Madigan was back in the car just before eleven. A minute or two to smoke a cigarette, just get himself settled before he started down some other street, listening to the same kind of losers bullshit the same kinds of stories.
It was then that he looked in the rearview. Tilted it to see himself dead square.
He looked older than his age. His hair was edging into gray at the temples. The shadows beneath his eyes were now becoming permanent. He carried that worn-out look, ragged and frayed and wearing thin at the edges. Lost was the man that his wives had married, the man that had attracted the mistresses. He was an advertisement for how to do most everything the wrong way. But he would never apologize. Not to himself. What the hell use was that? And he didn’t need redemption or salvation or absolution or forgiveness. What had he read one time? If I forgive you, that’s me saying you can just go ahead and hurt me again and I’ll do nothing. No, he didn’t need forgiveness from anyone. He wasn’t here to argue for his own defense. He was here just to make the bullshit go away. That’s all he needed to do right now. Just ma
ke the bullshit go away.
He rooted around in the glove box. He found a baggie with a couple of Xanax. They chilled him right down when he’d done too much coke. He broke one in half and raised it to his lips. He remembered the taste of them. Hell, these pharmaceutical guys were so damned smart, how come they couldn’t make these things taste like Reese’s or M&M’s or something? He closed his eyes for just a second, and then he lowered the window and dropped the tablet into the gutter. If he was going to try and keep it together, then he should start right now.

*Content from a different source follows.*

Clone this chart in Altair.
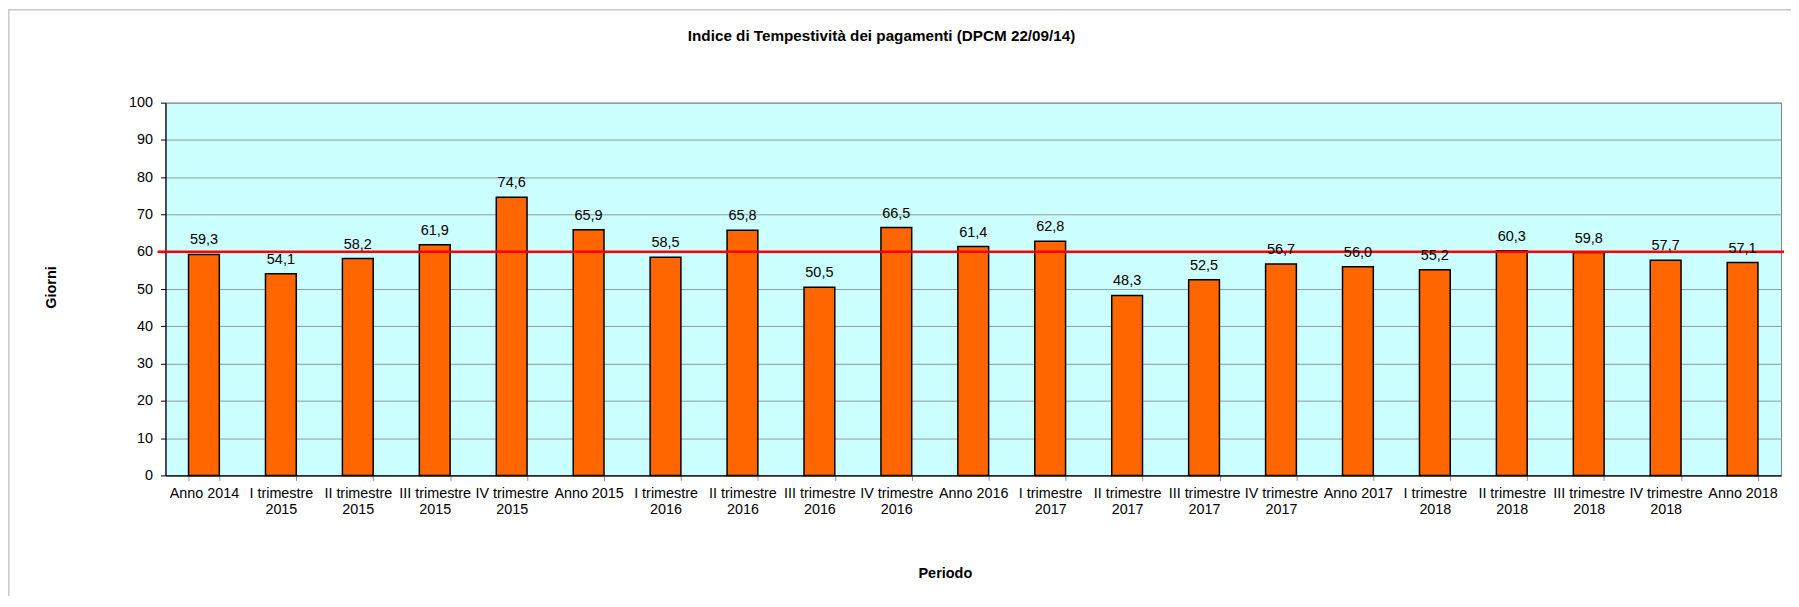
import altair as alt
import pandas as pd

periods = [
    "Anno 2014", "I trimestre 2015", "II trimestre 2015", "III trimestre 2015",
    "IV trimestre 2015", "Anno 2015", "I trimestre 2016", "II trimestre 2016",
    "III trimestre 2016", "IV trimestre 2016", "Anno 2016", "I trimestre 2017",
    "II trimestre 2017", "III trimestre 2017", "IV trimestre 2017", "Anno 2017",
    "I trimestre 2018", "II trimestre 2018", "III trimestre 2018",
    "IV trimestre 2018", "Anno 2018",
]
giorni = [59.3, 54.1, 58.2, 61.9, 74.6, 65.9, 58.5, 65.8, 50.5, 66.5, 61.4,
          62.8, 48.3, 52.5, 56.7, 56.0, 55.2, 60.3, 59.8, 57.7, 57.1]
soglia = [60]
y_ticks = [0, 10, 20, 30, 40, 50, 60, 70, 80, 90, 100]

FONT = "Liberation Sans"
W, H = 1621, 374

df = pd.DataFrame({"Periodo": periods, "Giorni": giorni})
df_soglia = pd.DataFrame({"Giorni": soglia})
df_one = pd.DataFrame({"k": [0]})

label_expr = (
    "indexof(datum.label,'trimestre')>=0 ? "
    "[slice(datum.label,0,indexof(datum.label,'trimestre')+9), "
    "slice(datum.label,indexof(datum.label,'trimestre')+10)] : datum.label"
)

x_enc = alt.X(
    "Periodo:N",
    sort=periods,
    scale=alt.Scale(paddingInner=0.6, paddingOuter=0.3),
    axis=alt.Axis(
        title="Periodo",
        titleFont=FONT, titleFontSize=14.5, titleFontWeight="bold", titleColor="black",
        titleX=782, titleY=98, titleAlign="center", titleBaseline="middle",
        labelAngle=0, labelExpr=label_expr, labelFont=FONT, labelFontSize=14.4,
        labelColor="black", labelBaseline="top", labelLineHeight=16.7,
        labelPadding=6, tickBand="extent", tickSize=5, tickColor="#909090",
        domainColor="black", domainWidth=1.2, grid=False,
    ),
)
y_enc = alt.Y(
    "Giorni:Q",
    scale=alt.Scale(domain=[0, 100], nice=False),
    axis=alt.Axis(
        values=y_ticks, title="Giorni",
        titleFont=FONT, titleFontSize=14.5, titleFontWeight="bold", titleColor="black",
        titleX=-114, titleY=185, titleAlign="center", titleBaseline="middle", titleAngle=270,
        labelFont=FONT, labelFontSize=14.4, labelColor="black", labelPadding=8,
        tickSize=5, tickColor="black", domainColor="black", domainWidth=1.2,
        grid=True, gridColor="#8C9C9C", gridWidth=1,
    ),
)

base = alt.Chart(df)

bars = base.mark_bar(color="#FF6600", stroke="black", strokeWidth=1.5).encode(
    x=x_enc, y=y_enc
)

labels = base.transform_calculate(
    lab="replace(format(datum.Giorni, '.1f'), '.', ',')"
).mark_text(
    font=FONT, fontSize=14.5, color="black", baseline="middle", dy=-14
).encode(
    x=x_enc,
    y=y_enc,
    text="lab:N",
)

red = alt.Chart(df_soglia).mark_rule(color="#FF0000", strokeWidth=2.5).encode(
    y=y_enc,
    x=alt.value(-8),
    x2=alt.value(W + 3),
)

border_left = alt.Chart(df_one).mark_rule(color="#C8C8C8", strokeWidth=1.5).encode(
    x=alt.value(-157.2), y=alt.value(-94), y2=alt.value(H + 130)
)
border_top = alt.Chart(df_one).mark_rule(color="#C8C8C8", strokeWidth=1.5).encode(
    x=alt.value(-158), x2=alt.value(W + 20), y=alt.value(-93.2)
)

chart = alt.layer(bars, red, labels, border_left, border_top).properties(
    width=W,
    height=H,
    autosize=alt.AutoSizeParams(type="none"),
    padding={"left": 158, "top": 94, "right": 10, "bottom": 120},
    view=alt.ViewBackground(fill="#CCFFFF", stroke="#808080", strokeWidth=1),
    title=alt.TitleParams(
        "Indice di Tempestività dei pagamenti (DPCM 22/09/14)",
        font=FONT, fontSize=15.3, fontWeight="bold", color="black",
        anchor="middle", dx=-92, offset=0, dy=43, baseline="middle",
    ),
).configure_view(
    fill="#CCFFFF", stroke="#808080", strokeWidth=1
).configure(background="white")

chart.save("out.html", embed_options={"renderer": "svg", "actions": False})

Madigan left the car, the pictures of the girl in his hand, and he started up another street.
Three doors in he got a rise.
It was a hesitation, would’ve gone right by him had he not been looking directly at the girl when she saw the picture.
The girl was twenty-five, maybe thirty. She had that spiritual beat-to-shit look that they all had down here, the ever-present certainty that however hard they fought there was never really such a thing as escape. They were all defined by the past, and they tried so hard to forget it. The Russians had a saying: Keep an eye on the past and you’ll see the future half-blind; forget the past and you’ll be blind altogether. They went at it blind, and they went at it angrily, and blind anger had a way of undoing pretty much everything in a bad way.